Gerade weil das Online-geschäft dem Einzelhandel Marktanteile abgräbt, sind verkaufsoffene Sonntage nach Überzeugung der Zukunftsinitiative Innenstadt Neuss (ZIN) ein Mittel, um wieder Boden gut zu machen. In einem offenen Brief an den
Dgb-kreisvorsitzenden Udo Fischer äußert der Zin-vorsitzende Christoph Napp-saarbourg sein Unverständnis darüber, dass die Gewerkschaften per Gerichtsbeschluss den verkaufsoffenen Sonntag am 11. Oktober gekippt haben. „Die dadurch motivierten Abwanderungen in den
Online-handel kann man nur mit großer Sorge betrachten“, schreibt Napp-saarbourg, der sich von den Gewerkschaften eher einen Beitrag zur Unterstützung und zum Erhalt einer lebens- und liebenswerten Innenstadt erhofft. Mit dem „von allen Institutionen getragenen Sonntag am ersten Adventswochenende“, so der Zin-vorsitzende, könnte die Gewerkschaft schon mal anfangen.
„Wir feuern jetzt aus allen Rohren“, sagt auch City-manager Thomas Werz. Er kündigt eine Initiative beim Oberverwaltungsgericht Münster an, um Klarheit über diesen eigentlich schon untersagten Verkaufssonntag Ende November zu erhalten.
Auf den Wandel im Ladenbesatz wird das langfristig aber wohl wenig Auswirkungen haben. Der geht nach Sturms Überzeugung in Richtung Nahversorgung und Dienstleistung. Erfreulich sei, so Sturm, „dass wieder Lebensmittelmärkte mit neuen Konzepten in Innenstädte gehen“.
Doch wo Ladenlokale frei werden, siedeln sich eher Dienstleister mit Angeboten für Ältere oder Beautyshops an. „Das hat alles seine Berechtigung“, betont Sturm – und sei besser als Leerstand, ergänzt Werz.

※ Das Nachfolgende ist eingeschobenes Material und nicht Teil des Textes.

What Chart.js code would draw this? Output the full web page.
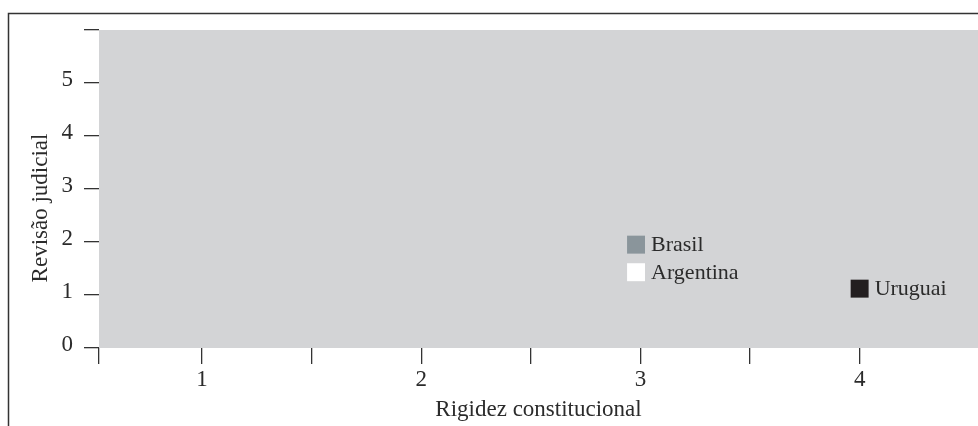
<!DOCTYPE html>
<html>
<head>
<meta charset="utf-8">
<script src="https://cdn.jsdelivr.net/npm/chart.js@4"></script>
<style>
  html, body { margin: 0; padding: 0; background: #fff; }
  #wrap { width: 978px; height: 426px; }
</style>
</head>
<body>
<div id="wrap"><canvas id="chart" width="978" height="426"></canvas></div>
<script>
// dados
const paises = ['Brasil', 'Argentina', 'Uruguai'];
const rigidez = [2.98, 2.98, 4.0];      // eixo x
const revisao = [1.95, 1.43, 1.12];     // eixo y
const xTicks = [0.53, 1, 1.5, 2, 2.5, 3, 3.5, 4];
const yTicks = [0, 1, 2, 3, 4, 5, 6];

const corPais = ['#8a959b', '#ffffff', '#231f20'];
const serif = '"Liberation Serif", "Times New Roman", serif';
const tinta = '#2b2b2b';

// fundo cinza da área do gráfico + moldura
const fundo = {
  id: 'fundo',
  beforeDraw(chart) {
    const { ctx, chartArea: a } = chart;
    ctx.save();
    ctx.fillStyle = '#d3d4d6';
    ctx.fillRect(a.left, a.top, a.right - a.left, a.bottom - a.top);
    ctx.strokeStyle = '#333';
    ctx.lineWidth = 1.5;
    ctx.beginPath();
    ctx.moveTo(8.5, 426);
    ctx.lineTo(8.5, 13.5);
    ctx.lineTo(978, 13.5);
    ctx.stroke();
    ctx.restore();
  },
  afterDraw(chart) {
    const { ctx, chartArea: a } = chart;
    ctx.save();
    ctx.fillStyle = tinta;
    ctx.font = '23px ' + serif;
    ctx.textAlign = 'center';
    ctx.textBaseline = 'alphabetic';
    ctx.fillText('Rigidez constitucional', (a.left + a.right) / 2, 416);
    ctx.translate(47, 208);
    ctx.rotate(-Math.PI / 2);
    ctx.fillText('Revisão judicial', 0, 0);
    ctx.restore();
  }
};

// nomes ao lado dos quadrados
const rotulos = {
  id: 'rotulos',
  afterDatasetsDraw(chart) {
    const { ctx } = chart;
    const meta = chart.getDatasetMeta(0);
    ctx.save();
    ctx.fillStyle = tinta;
    ctx.font = '22px ' + serif;
    ctx.textAlign = 'left';
    ctx.textBaseline = 'middle';
    meta.data.forEach((pt, i) => {
      ctx.fillText(paises[i], pt.x + 15, pt.y + 1);
    });
    ctx.restore();
  }
};

new Chart(document.getElementById('chart').getContext('2d'), {
  type: 'scatter',
  data: {
    datasets: [{
      data: rigidez.map((x, i) => ({ x: x, y: revisao[i] })),
      backgroundColor: corPais,
      borderWidth: 0,
      pointStyle: 'rect',
      pointRadius: 12.7,
      pointHoverRadius: 12.7
    }]
  },
  options: {
    responsive: false,
    animation: false,
    layout: { autoPadding: false, padding: { top: 30, left: 0, right: 0, bottom: 0 } },
    plugins: {
      legend: { display: false },
      tooltip: { enabled: false }
    },
    scales: {
      x: {
        type: 'linear',
        min: 0.53,
        max: 4.54,
        afterBuildTicks(scale) { scale.ticks = xTicks.map(v => ({ value: v })); },
        afterFit(scale) { scale.height = 78; },
        border: { display: false },
        grid: { drawOnChartArea: false, drawTicks: true, tickLength: 16, color: '#333', lineWidth: 1.3 },
        ticks: {
          autoSkip: false,
          maxRotation: 0,
          padding: 2,
          color: tinta,
          font: { family: serif, size: 23 },
          callback: v => Number.isInteger(v) ? String(v) : ''
        }
      },
      y: {
        min: 0,
        max: 6,
        afterBuildTicks(scale) { scale.ticks = yTicks.map(v => ({ value: v })); },
        afterFit(scale) { scale.width = 99; },
        border: { display: false },
        grid: { drawOnChartArea: false, drawTicks: true, tickLength: 15, color: '#333', lineWidth: 1.3 },
        ticks: {
          padding: 11,
          labelOffset: -3,
          color: tinta,
          font: { family: serif, size: 23 },
          callback: v => v < 6 ? String(v) : ''
        }
      }
    }
  },
  plugins: [fundo, rotulos]
});
</script>
</body>
</html>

In das Modehaus Hasselbach zieht eine Änderungsschneiderei, ergänzt der City-manager, der den pessimistischen Blick Sturms auf die Modebranche nur bedingt teilt. Die Begründung aber macht stutzig: „Die großen Abgänge haben wir hinter uns“, sagt Werz, der von 14 Geschäften aus diesem Segment in den vergangenen zehn Jahren spricht. Seinen verhaltenen Optimismus nähren die Eröffnung von zuletzt zwei Second-hand-läden und einer Boutique an der Krämerstraße. Mit guten Konzepten sei auch im Textileinzelhandel noch Erfolg möglich, sagt er. Aber auch Werz meint: „Die Zeiten großer Häuser sind sicher vorbei“. Eine Neueröffnung in der Größenordnung von H&M sei nicht mehr zu erwarten.